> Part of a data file
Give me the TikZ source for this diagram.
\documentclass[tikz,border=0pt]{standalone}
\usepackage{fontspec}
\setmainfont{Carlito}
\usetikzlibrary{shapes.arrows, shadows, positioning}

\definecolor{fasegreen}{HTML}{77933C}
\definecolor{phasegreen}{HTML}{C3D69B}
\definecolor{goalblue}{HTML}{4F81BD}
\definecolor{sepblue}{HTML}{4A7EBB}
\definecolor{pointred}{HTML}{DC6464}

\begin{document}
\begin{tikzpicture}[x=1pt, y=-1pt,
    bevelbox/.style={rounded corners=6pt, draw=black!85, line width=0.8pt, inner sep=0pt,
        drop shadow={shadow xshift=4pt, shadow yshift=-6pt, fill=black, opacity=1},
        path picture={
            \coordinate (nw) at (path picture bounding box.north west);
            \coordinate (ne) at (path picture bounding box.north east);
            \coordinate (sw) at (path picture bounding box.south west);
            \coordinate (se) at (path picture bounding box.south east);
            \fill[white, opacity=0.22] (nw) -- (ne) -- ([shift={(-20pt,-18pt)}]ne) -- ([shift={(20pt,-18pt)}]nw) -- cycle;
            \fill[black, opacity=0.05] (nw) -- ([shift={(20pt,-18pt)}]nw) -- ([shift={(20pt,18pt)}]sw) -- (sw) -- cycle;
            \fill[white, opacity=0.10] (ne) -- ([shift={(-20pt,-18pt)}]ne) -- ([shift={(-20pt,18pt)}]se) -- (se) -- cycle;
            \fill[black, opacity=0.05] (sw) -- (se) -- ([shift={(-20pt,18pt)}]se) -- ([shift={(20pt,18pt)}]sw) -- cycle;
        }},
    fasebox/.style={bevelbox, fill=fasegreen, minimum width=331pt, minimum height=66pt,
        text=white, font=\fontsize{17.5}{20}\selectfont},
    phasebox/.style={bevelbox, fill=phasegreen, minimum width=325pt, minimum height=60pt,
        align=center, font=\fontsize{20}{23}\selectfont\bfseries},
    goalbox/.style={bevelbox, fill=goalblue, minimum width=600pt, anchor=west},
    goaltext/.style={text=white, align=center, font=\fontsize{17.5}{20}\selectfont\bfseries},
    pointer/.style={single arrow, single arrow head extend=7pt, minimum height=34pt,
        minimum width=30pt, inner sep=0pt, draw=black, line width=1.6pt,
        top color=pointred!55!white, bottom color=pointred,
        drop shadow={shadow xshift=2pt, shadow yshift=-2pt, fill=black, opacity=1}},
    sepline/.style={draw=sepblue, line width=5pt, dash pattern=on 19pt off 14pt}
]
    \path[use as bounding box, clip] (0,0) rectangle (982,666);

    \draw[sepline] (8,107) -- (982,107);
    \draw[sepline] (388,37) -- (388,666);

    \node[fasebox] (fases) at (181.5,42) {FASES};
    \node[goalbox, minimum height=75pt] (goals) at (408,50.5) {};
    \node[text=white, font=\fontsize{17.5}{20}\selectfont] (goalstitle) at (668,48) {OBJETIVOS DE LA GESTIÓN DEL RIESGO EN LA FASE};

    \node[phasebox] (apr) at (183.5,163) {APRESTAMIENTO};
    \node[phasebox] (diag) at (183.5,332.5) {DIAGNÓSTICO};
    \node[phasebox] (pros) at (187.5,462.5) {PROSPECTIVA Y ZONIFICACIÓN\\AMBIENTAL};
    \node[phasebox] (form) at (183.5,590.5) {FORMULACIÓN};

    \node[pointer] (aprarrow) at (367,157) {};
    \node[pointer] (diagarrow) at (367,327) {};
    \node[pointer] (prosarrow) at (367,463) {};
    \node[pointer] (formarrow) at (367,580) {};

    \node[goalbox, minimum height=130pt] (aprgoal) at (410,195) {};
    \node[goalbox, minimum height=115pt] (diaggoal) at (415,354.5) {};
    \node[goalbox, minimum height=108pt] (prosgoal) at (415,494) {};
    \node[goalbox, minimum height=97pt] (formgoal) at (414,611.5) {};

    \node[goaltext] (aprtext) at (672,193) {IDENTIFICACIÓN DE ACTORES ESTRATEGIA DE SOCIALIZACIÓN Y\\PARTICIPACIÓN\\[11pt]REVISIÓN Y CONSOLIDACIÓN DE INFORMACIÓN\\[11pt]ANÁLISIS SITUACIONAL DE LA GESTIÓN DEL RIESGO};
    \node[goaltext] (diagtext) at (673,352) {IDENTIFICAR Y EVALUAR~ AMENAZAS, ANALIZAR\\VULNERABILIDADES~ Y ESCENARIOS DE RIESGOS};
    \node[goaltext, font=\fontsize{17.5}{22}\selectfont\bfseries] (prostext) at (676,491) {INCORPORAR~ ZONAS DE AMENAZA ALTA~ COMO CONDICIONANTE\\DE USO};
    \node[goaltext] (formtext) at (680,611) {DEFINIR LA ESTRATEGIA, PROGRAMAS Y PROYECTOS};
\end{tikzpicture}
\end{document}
---
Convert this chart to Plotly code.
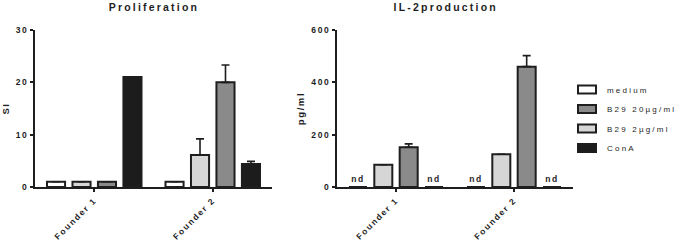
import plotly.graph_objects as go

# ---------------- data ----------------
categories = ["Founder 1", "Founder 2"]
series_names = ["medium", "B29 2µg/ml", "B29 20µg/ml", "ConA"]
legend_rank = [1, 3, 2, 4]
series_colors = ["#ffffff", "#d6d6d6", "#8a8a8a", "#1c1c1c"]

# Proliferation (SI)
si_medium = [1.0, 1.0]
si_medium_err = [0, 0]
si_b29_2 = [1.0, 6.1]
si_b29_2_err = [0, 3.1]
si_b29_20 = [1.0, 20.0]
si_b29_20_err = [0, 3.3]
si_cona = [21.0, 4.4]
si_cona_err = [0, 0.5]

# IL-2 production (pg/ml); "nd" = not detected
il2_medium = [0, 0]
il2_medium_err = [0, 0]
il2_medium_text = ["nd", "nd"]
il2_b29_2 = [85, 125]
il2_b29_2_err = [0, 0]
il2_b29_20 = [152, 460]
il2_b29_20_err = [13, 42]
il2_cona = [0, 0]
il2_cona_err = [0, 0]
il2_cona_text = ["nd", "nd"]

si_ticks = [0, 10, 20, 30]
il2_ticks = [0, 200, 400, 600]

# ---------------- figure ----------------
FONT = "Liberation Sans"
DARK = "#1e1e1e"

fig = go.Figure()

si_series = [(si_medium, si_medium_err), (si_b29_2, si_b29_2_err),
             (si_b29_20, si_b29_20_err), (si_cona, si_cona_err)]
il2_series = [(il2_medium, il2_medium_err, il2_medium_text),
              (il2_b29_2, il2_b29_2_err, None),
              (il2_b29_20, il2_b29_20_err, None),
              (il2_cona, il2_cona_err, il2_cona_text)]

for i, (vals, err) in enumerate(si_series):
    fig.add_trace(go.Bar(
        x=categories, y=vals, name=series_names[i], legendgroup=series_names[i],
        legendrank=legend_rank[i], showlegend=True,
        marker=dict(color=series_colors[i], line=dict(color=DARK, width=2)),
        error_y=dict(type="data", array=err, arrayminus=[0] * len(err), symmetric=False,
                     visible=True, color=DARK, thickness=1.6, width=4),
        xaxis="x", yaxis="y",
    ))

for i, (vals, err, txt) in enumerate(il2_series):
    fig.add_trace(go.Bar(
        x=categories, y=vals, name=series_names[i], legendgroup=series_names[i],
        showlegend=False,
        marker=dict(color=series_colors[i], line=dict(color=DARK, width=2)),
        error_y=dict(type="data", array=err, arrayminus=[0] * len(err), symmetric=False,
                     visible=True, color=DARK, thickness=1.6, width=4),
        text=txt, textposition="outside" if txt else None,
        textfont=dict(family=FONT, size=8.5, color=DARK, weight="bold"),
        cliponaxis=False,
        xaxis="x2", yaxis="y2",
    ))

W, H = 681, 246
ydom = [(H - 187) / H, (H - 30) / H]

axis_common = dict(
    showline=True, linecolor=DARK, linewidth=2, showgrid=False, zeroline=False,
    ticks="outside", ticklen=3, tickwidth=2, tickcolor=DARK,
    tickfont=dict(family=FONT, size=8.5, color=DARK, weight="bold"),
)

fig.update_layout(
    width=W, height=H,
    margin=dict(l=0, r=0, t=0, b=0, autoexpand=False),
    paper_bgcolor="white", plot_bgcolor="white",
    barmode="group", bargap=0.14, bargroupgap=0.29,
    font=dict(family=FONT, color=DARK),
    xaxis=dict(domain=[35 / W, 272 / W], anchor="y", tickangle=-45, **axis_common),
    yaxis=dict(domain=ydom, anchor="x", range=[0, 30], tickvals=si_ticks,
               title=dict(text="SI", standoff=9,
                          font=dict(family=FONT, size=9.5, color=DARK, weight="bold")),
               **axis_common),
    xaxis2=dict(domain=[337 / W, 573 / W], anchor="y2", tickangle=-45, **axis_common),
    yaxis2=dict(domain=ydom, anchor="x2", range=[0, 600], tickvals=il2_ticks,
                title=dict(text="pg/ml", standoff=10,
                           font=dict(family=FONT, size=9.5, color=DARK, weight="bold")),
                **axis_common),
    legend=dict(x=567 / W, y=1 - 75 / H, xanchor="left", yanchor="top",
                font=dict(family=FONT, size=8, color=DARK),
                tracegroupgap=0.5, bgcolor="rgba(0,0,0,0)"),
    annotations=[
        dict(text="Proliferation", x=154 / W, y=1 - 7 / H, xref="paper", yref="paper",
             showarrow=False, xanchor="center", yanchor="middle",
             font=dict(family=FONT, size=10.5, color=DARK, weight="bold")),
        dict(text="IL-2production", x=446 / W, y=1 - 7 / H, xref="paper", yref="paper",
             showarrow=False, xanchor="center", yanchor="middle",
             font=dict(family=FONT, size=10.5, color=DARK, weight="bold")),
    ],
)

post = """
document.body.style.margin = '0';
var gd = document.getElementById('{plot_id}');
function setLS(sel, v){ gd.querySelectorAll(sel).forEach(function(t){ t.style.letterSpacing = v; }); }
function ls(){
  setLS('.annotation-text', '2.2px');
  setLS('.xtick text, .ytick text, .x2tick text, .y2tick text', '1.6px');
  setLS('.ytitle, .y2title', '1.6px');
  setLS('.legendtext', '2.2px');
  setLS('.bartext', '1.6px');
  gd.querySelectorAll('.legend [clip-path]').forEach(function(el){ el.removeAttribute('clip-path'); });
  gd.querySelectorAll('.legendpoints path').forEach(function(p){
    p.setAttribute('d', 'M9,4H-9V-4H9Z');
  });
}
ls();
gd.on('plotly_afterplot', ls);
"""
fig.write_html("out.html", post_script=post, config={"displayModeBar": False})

> The task
Using the material above, count the lines containing the word "this". Reply with the number alone.

> Task output
2